● Short problem
Your task is to retype the lines from the opening of the material through the line that includes "const yTicks = [-6, -4, -2, 0, 2, 4];". Do not copy the pictures.

+++++

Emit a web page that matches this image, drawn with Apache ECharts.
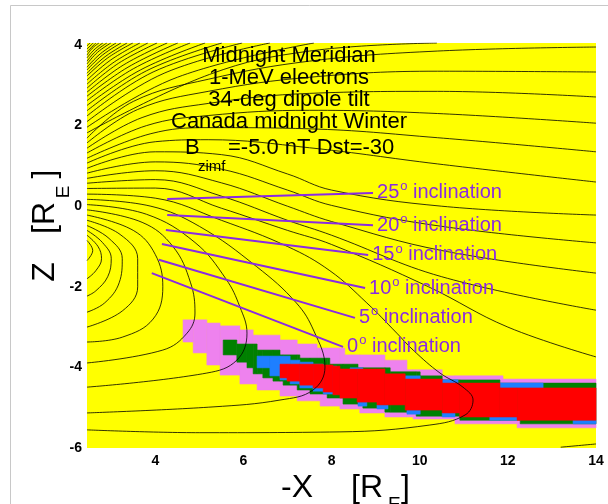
<!DOCTYPE html>
<html>
<head>
<meta charset="utf-8">
<script src="https://cdn.jsdelivr.net/npm/echarts@6/dist/echarts.min.js"></script>
<style>
  html, body { margin: 0; padding: 0; background: #fff; }
  #chart { width: 608px; height: 504px; }
</style>
</head>
<body>
<div id="chart"></div>
<script>
const xTicks = [4, 6, 8, 10, 12, 14];
const yTicks = [-6, -4, -2, 0, 2, 4];

// field lines, [-X, Z] in R_E
// high-latitude lines leaving through the top edge
const topLines = [
  [[2.45, 3.98], [2.52, 4.05]],
  [[2.45, 3.90], [2.59, 4.05]],
  [[2.45, 3.83], [2.65, 4.05]],
  [[2.45, 3.75], [2.57, 3.92], [2.72, 4.05]],
  [[2.45, 3.68], [2.61, 3.88], [2.81, 4.05]],
  [[2.45, 3.60], [2.65, 3.85], [2.90, 4.05]],
  [[2.45, 3.53], [2.69, 3.82], [2.99, 4.05]],
  [[2.45, 3.45], [2.75, 3.78], [3.11, 4.05]],
  [[2.45, 3.38], [2.80, 3.75], [3.22, 4.05]],
  [[2.45, 3.30], [2.86, 3.71], [3.36, 4.05]],
  [[2.45, 3.23], [2.92, 3.68], [3.49, 4.05]],
  [[2.45, 3.13], [2.99, 3.63], [3.65, 4.05]],
  [[2.45, 3.03], [3.07, 3.58], [3.83, 4.05]],
  [[2.45, 2.93], [3.17, 3.55], [4.04, 4.05]],
  [[2.45, 2.83], [3.27, 3.50], [4.27, 4.05]],
  [[2.45, 2.73], [3.38, 3.45], [4.51, 4.05]],
  [[2.45, 2.62], [3.50, 3.41], [4.79, 4.05]],
  [[2.45, 2.50], [3.66, 3.38], [5.13, 4.05]],
  [[2.45, 2.37], [3.80, 3.36], [5.51, 4.05]],
  [[2.45, 2.24], [3.95, 3.33], [5.97, 4.05]],
  [[2.45, 2.10], [4.20, 3.30], [6.60, 4.05]],
  [[2.45, 1.96], [4.50, 3.20], [7.60, 4.05]],
  [[2.45, 1.82], [5.23, 3.27], [7.50, 3.85], [10.39, 4.05]]
];
// lobe lines leaving through the right edge
const tailLines = [
  [[2.45, 1.69], [3.5, 2.6], [5.2, 3.15], [7.5, 3.6], [10.4, 3.85], [14, 3.95]],
  [[2.45, 1.57], [3.6, 2.4], [5.2, 2.85], [7.5, 3.2], [10.4, 3.35], [14, 3.33]],
  [[2.45, 1.44], [3.7, 2.2], [5.2, 2.55], [7.5, 2.8], [10.4, 2.85], [14, 2.71]],
  [[2.45, 1.32], [3.8, 2.0], [5.2, 2.25], [7.5, 2.38], [10.4, 2.3], [14, 2.06]],
  [[2.45, 1.19], [3.9, 1.8], [5.2, 1.95], [7.5, 1.92], [10.4, 1.7], [14, 1.35]],
  [[2.45, 1.07], [4.0, 1.6], [5.2, 1.65], [7.5, 1.45], [10.4, 1.05], [14, 0.60]],
  [[2.45, 0.94], [4.0, 1.35], [5.5, 1.28], [7.0, 0.8], [8.0, 0.4], [10.5, 0.0], [14, -0.22]],
  [[2.45, 0.82], [4.0, 1.1], [5.5, 0.92], [7.0, 0.4], [8.0, 0.02], [10.5, -0.5], [14, -0.91]],
  [[2.45, 0.69], [4.0, 0.88], [5.5, 0.58], [7.0, 0.0], [8.0, -0.38], [10.5, -1.1], [14, -1.66]],
  [[2.45, 0.57], [4.0, 0.66], [5.5, 0.25], [7.0, -0.35], [8.0, -0.72], [10.5, -1.75], [14, -2.58]],
  [[2.45, 0.44], [4.0, 0.45], [5.5, -0.05], [7.0, -0.6], [8.0, -0.95], [10.2, -2.0], [12, -3.0], [14, -3.74]]
];
// closed lines
const loopLines = [
  [[2.45, -0.85], [2.58, -1.1], [2.45, -1.35]],
  [[2.45, -0.72], [2.70, -1.0], [2.78, -1.3], [2.65, -1.6], [2.45, -1.8]],
  [[2.45, -0.60], [2.80, -0.9], [3.00, -1.3], [2.92, -1.75], [2.65, -2.1], [2.45, -2.23]],
  [[2.45, -0.48], [2.95, -0.8], [3.25, -1.3], [3.18, -1.9], [2.85, -2.4], [2.45, -2.63]],
  [[2.45, -0.35], [3.20, -0.7], [3.60, -1.3], [3.60, -2.0], [3.25, -2.6], [2.45, -3.00]],
  [[2.45, -0.22], [3.50, -0.6], [4.00, -1.2], [4.17, -2.0], [3.95, -2.8], [3.25, -3.25], [2.45, -3.37]],
  [[2.45, -0.09], [3.70, -0.4], [4.40, -1.0], [4.80, -1.9], [4.90, -2.65], [4.72, -3.15], [4.17, -3.57], [2.45, -3.89]],
  [[2.45, 0.04], [3.80, -0.2], [4.90, -0.9], [5.60, -1.8], [5.92, -2.5], [6.08, -3.15], [5.85, -3.82], [5.17, -4.14], [2.45, -4.49]],
  [[2.45, 0.17], [3.90, 0.0], [5.00, -0.5], [6.30, -1.5], [7.20, -2.4], [7.60, -3.1], [7.85, -3.99], [7.58, -4.56], [6.83, -4.81], [5.31, -4.98], [2.45, -5.13]],
  [[2.45, 0.30], [4.00, 0.2], [5.50, -0.35], [7.00, -1.0], [7.96, -1.6], [8.80, -2.4], [9.48, -3.15], [9.85, -3.57], [10.46, -4.14], [10.98, -4.49], [11.21, -4.81], [11.03, -5.18], [10.23, -5.43], [8.19, -5.60], [5.01, -5.62], [2.45, -5.55]],
  [[13.2, -5.98], [14.0, -5.90]]
];

// trapped-electron band, columns [x0, x1, zTop, zBottom]
const pinkCells = [
  [4.63, 4.86, -2.82, -3.37], [4.86, 5.17, -2.82, -3.64], [5.17, 5.47, -2.90, -3.94],
  [5.47, 5.92, -2.97, -4.19], [5.92, 6.22, -3.07, -4.41], [6.22, 6.31, -3.20, -4.41],
  [6.31, 6.83, -3.20, -4.56], [6.83, 7.22, -3.32, -4.71], [7.22, 7.67, -3.42, -4.83],
  [7.67, 7.74, -3.52, -4.83], [7.74, 8.19, -3.52, -4.96], [8.19, 8.30, -3.52, -5.03],
  [8.30, 8.64, -3.69, -5.03], [8.64, 9.21, -3.69, -5.13], [9.21, 9.71, -3.82, -5.23],
  [9.71, 9.85, -4.06, -5.23], [9.85, 10.51, -4.06, -5.28], [10.51, 10.80, -4.21, -5.28],
  [10.80, 11.89, -4.21, -5.40], [11.89, 12.21, -4.29, -5.40], [12.21, 14.0, -4.29, -5.50]
];
const greenCells = [
  [5.54, 5.85, -3.32, -3.69], [5.85, 6.08, -3.42, -3.87], [6.08, 6.22, -3.42, -4.01],
  [6.22, 6.31, -3.42, -4.16], [6.31, 6.44, -3.57, -4.16], [6.44, 6.67, -3.57, -4.26],
  [6.67, 6.83, -3.57, -4.34], [6.83, 6.90, -3.69, -4.34], [6.90, 7.22, -3.69, -4.44],
  [7.22, 7.28, -3.69, -4.56], [7.28, 7.51, -3.77, -4.56], [7.51, 7.90, -3.77, -4.66],
  [7.90, 7.96, -3.77, -4.76], [7.96, 8.26, -3.92, -4.76], [8.26, 8.60, -3.92, -4.91],
  [8.60, 8.71, -4.01, -4.91], [8.71, 9.21, -4.01, -5.01], [9.21, 9.33, -4.01, -5.11],
  [9.33, 9.92, -4.11, -5.11], [9.92, 10.01, -4.11, -5.21], [10.01, 10.51, -4.21, -5.21],
  [10.51, 10.91, -4.31, -5.21], [10.91, 11.82, -4.31, -5.31], [11.82, 12.28, -4.39, -5.31],
  [12.28, 14.0, -4.39, -5.40]
];
const blueCells = [
  [6.31, 6.60, -3.72, -4.01], [6.60, 6.83, -3.72, -4.21], [6.83, 7.06, -3.72, -4.31],
  [7.06, 7.28, -3.82, -4.41], [7.28, 7.58, -3.87, -4.51], [7.58, 7.81, -3.92, -4.59],
  [7.81, 8.12, -3.97, -4.66],
  [8.42, 8.71, -4.01, -4.11], [9.62, 10.01, -4.21, -4.29], [10.51, 10.87, -4.31, -4.39],
  [11.82, 12.80, -4.39, -4.51],
  [8.60, 8.80, -4.86, -4.96], [9.03, 9.28, -4.93, -5.03], [9.71, 10.01, -5.06, -5.16],
  [10.51, 10.80, -5.13, -5.23], [11.59, 12.21, -5.23, -5.31], [13.48, 14.0, -5.31, -5.40]
];
const redCells = [
  [6.83, 6.99, -3.92, -4.26], [6.99, 7.28, -3.92, -4.34], [7.28, 7.58, -3.92, -4.44],
  [7.58, 7.81, -3.92, -4.51], [7.81, 8.03, -3.94, -4.61], [8.03, 8.19, -3.97, -4.68],
  [8.19, 8.58, -4.04, -4.76], [8.58, 9.03, -4.04, -4.86], [9.03, 9.21, -4.04, -4.93],
  [9.21, 9.67, -4.16, -4.93], [9.67, 10.51, -4.29, -5.06], [10.51, 10.91, -4.39, -5.13],
  [10.91, 11.82, -4.39, -5.23], [11.82, 12.21, -4.51, -5.23], [12.21, 14.0, -4.51, -5.31]
];

// inclination traces
const inclNames = ['25', '20', '15', '10', '5', '0'];
const inclLines = [
  [[4.27, 0.18], [8.94, 0.33]],
  [[4.27, -0.22], [8.94, -0.47]],
  [[4.24, -0.59], [8.83, -1.21]],
  [[4.15, -0.94], [8.76, -2.03]],
  [[4.08, -1.33], [8.53, -2.77]],
  [[3.92, -1.66], [8.26, -3.49]]
];

const titleLines = ['Midnight Meridian', '1-MeV electrons', '34-deg dipole tilt', 'Canada midnight Winter'];

const chart = echarts.init(document.getElementById('chart'));
const purple = '#8a2be2';
const font = '"Liberation Sans", Arial, Helvetica, sans-serif';

function cellSeries(cells, color) {
  return {
    type: 'custom',
    silent: true,
    z: 3,
    renderItem: function (params, api) {
      const p0 = api.coord([api.value(0), api.value(2)]);
      const p1 = api.coord([api.value(1), api.value(3)]);
      return {
        type: 'rect',
        shape: { x: p0[0], y: p0[1], width: p1[0] - p0[0], height: p1[1] - p0[1] },
        style: { fill: color, stroke: color, lineWidth: 0.6 }
      };
    },
    encode: { x: [0, 1], y: [2, 3] },
    data: cells
  };
}

const series = [];
topLines.concat(tailLines, loopLines).forEach(function (line) {
  series.push({
    type: 'line',
    data: line,
    smooth: 0.4,
    showSymbol: false,
    silent: true,
    z: 5,
    lineStyle: { color: '#000', width: 0.8 }
  });
});
series.push(cellSeries(pinkCells, '#ee82ee'));
series.push(cellSeries(greenCells, '#008000'));
series.push(cellSeries(blueCells, '#1e7fff'));
series.push(cellSeries(redCells, '#ff0000'));
inclLines.forEach(function (line, i) {
  series.push({
    type: 'line',
    data: line,
    showSymbol: false,
    silent: true,
    z: 6,
    lineStyle: { color: purple, width: 2 },
    endLabel: {
      show: true,
      distance: 4,
      formatter: '{n|' + inclNames[i] + '}{s|o}{n| inclination}',
      rich: {
        n: { fontSize: 20, color: purple, fontFamily: font },
        s: { fontSize: 13, color: purple, fontFamily: font, padding: [0, 0, 12, 1] }
      }
    }
  });
});

const graphics = [
  { type: 'rect', shape: { x: 10.5, y: 5.5, width: 620, height: 520 }, style: { fill: 'none', stroke: '#c8c8c8', lineWidth: 1 }, z: -10 }
];
titleLines.forEach(function (t, i) {
  graphics.push({ type: 'text', x: 289, y: 56 + i * 22, z: 20,
    style: { text: t, font: '22px ' + font, fill: '#000', textAlign: 'center', textVerticalAlign: 'middle' } });
});
graphics.push({ type: 'text', x: 185, y: 148, z: 20, style: { text: 'B', font: '22px ' + font, fill: '#000', textVerticalAlign: 'middle' } });
graphics.push({ type: 'text', x: 198, y: 167, z: 20, style: { text: 'zimf', font: '15px ' + font, fill: '#000', textVerticalAlign: 'middle' } });
graphics.push({ type: 'text', x: 228, y: 148, z: 20, style: { text: '=-5.0 nT Dst=-30', font: '22px ' + font, fill: '#000', textVerticalAlign: 'middle' } });
// axis titles
graphics.push({ type: 'text', x: 281, y: 488, style: { text: '-X', font: '32px ' + font, fill: '#000', textVerticalAlign: 'middle' } });
graphics.push({ type: 'text', x: 351, y: 488, style: { text: '[R', font: '32px ' + font, fill: '#000', textVerticalAlign: 'middle' } });
graphics.push({ type: 'text', x: 388, y: 505, style: { text: 'E', font: '19px ' + font, fill: '#000', textVerticalAlign: 'middle' } });
graphics.push({ type: 'text', x: 401, y: 488, style: { text: ']', font: '32px ' + font, fill: '#000', textVerticalAlign: 'middle' } });
graphics.push({ type: 'text', x: 45, y: 272, rotation: Math.PI / 2, style: { text: 'Z', font: '32px ' + font, fill: '#000', textAlign: 'center', textVerticalAlign: 'middle' } });
graphics.push({ type: 'text', x: 45, y: 218, rotation: Math.PI / 2, style: { text: '[R', font: '32px ' + font, fill: '#000', textAlign: 'center', textVerticalAlign: 'middle' } });
graphics.push({ type: 'text', x: 64, y: 192, rotation: Math.PI / 2, style: { text: 'E', font: '19px ' + font, fill: '#000', textAlign: 'center', textVerticalAlign: 'middle' } });
graphics.push({ type: 'text', x: 45, y: 174, rotation: Math.PI / 2, style: { text: ']', font: '32px ' + font, fill: '#000', textAlign: 'center', textVerticalAlign: 'middle' } });

const option = {
  animation: false,
  backgroundColor: '#fff',
  grid: { left: 87, right: 12, top: 43, bottom: 56, show: true, backgroundColor: '#ffff00', borderWidth: 0 },
  xAxis: {
    type: 'value', min: 2.45, max: 14,
    axisLine: { show: false }, axisTick: { show: false }, splitLine: { show: false },
    axisLabel: { customValues: xTicks, color: '#000', fontSize: 14, fontWeight: 'bold', fontFamily: font, margin: 6 }
  },
  yAxis: {
    type: 'value', min: -6, max: 4.05,
    axisLine: { show: false }, axisTick: { show: false }, splitLine: { show: false },
    axisLabel: { customValues: yTicks, color: '#000', fontSize: 14, fontWeight: 'bold', fontFamily: font, margin: 5 }
  },
  graphic: graphics,
  series: series
};
chart.setOption(option);
</script>
</body>
</html>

+++++

● Reply to the exercise
Emit a web page that matches this image, drawn with Apache ECharts.
<!DOCTYPE html>
<html>
<head>
<meta charset="utf-8">
<script src="https://cdn.jsdelivr.net/npm/echarts@6/dist/echarts.min.js"></script>
<style>
  html, body { margin: 0; padding: 0; background: #fff; }
  #chart { width: 608px; height: 504px; }
</style>
</head>
<body>
<div id="chart"></div>
<script>
const xTicks = [4, 6, 8, 10, 12, 14];
const yTicks = [-6, -4, -2, 0, 2, 4];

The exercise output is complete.